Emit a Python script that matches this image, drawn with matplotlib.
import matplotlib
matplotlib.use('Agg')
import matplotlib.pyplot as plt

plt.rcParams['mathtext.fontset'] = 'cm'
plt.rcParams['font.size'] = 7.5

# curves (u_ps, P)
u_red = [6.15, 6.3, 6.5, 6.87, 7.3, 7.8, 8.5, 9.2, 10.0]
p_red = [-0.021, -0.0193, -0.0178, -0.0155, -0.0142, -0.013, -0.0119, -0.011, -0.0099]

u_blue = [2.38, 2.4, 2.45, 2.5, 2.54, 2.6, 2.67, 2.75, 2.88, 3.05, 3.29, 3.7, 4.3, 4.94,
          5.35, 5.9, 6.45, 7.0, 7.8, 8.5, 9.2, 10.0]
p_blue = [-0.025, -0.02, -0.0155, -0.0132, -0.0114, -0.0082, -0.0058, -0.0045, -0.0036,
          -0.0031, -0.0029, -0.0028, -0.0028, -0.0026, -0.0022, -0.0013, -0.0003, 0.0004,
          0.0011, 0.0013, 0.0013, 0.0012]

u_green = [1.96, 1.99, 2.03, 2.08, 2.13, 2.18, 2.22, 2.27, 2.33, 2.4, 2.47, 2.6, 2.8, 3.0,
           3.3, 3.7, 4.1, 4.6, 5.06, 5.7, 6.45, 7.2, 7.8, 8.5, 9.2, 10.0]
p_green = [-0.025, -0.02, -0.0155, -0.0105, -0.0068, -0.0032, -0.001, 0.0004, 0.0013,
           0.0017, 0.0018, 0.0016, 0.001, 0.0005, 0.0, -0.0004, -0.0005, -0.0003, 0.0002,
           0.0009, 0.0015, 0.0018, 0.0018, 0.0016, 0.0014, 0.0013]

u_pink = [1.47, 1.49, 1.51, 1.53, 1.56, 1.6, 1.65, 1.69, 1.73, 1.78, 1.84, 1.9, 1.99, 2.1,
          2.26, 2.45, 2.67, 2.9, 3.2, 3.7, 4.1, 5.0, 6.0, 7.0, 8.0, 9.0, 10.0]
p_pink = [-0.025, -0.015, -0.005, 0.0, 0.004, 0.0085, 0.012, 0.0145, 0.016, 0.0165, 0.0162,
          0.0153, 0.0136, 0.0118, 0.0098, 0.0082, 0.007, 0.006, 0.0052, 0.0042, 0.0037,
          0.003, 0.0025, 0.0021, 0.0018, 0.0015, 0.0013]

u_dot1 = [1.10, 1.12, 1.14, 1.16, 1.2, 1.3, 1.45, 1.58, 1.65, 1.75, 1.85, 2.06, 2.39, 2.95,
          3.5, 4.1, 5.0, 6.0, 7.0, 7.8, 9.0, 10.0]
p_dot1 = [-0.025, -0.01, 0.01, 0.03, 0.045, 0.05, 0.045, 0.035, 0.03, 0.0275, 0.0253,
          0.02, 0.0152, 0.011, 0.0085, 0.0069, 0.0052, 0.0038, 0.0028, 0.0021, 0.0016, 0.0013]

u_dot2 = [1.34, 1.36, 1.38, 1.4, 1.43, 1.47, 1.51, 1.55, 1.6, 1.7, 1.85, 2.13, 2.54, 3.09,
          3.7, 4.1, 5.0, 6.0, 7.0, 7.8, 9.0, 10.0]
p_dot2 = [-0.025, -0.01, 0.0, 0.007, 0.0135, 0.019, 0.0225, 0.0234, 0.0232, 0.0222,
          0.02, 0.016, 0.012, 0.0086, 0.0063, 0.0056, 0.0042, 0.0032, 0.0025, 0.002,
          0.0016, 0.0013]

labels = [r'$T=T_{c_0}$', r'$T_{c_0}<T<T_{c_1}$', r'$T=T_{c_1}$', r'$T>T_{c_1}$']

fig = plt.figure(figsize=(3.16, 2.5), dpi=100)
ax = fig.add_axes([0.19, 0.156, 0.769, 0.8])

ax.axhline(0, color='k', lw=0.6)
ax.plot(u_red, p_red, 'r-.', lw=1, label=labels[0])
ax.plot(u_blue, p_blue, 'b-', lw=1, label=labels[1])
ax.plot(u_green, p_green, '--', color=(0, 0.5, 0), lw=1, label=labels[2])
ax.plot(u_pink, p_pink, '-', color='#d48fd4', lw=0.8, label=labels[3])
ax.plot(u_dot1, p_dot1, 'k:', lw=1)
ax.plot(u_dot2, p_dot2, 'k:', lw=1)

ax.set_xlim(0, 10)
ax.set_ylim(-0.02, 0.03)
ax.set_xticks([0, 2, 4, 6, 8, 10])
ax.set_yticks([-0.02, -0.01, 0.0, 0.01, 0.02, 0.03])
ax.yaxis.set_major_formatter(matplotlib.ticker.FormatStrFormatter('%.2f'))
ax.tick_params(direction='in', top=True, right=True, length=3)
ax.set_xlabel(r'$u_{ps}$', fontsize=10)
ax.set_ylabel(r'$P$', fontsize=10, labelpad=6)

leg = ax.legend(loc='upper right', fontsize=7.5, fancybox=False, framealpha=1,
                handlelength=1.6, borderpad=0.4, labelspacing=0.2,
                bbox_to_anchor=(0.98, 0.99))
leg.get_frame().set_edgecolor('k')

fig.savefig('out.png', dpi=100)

++++++++++

DIRECTIONS FOR THIS TASK. Everything from the first line through the line containing "-0.0119, -0.011, -0.0099]" should be quoted exactly, and nothing beyond it.

SOLVED EXERCISE.
Emit a Python script that matches this image, drawn with matplotlib.
import matplotlib
matplotlib.use('Agg')
import matplotlib.pyplot as plt

plt.rcParams['mathtext.fontset'] = 'cm'
plt.rcParams['font.size'] = 7.5

# curves (u_ps, P)
u_red = [6.15, 6.3, 6.5, 6.87, 7.3, 7.8, 8.5, 9.2, 10.0]
p_red = [-0.021, -0.0193, -0.0178, -0.0155, -0.0142, -0.013, -0.0119, -0.011, -0.0099]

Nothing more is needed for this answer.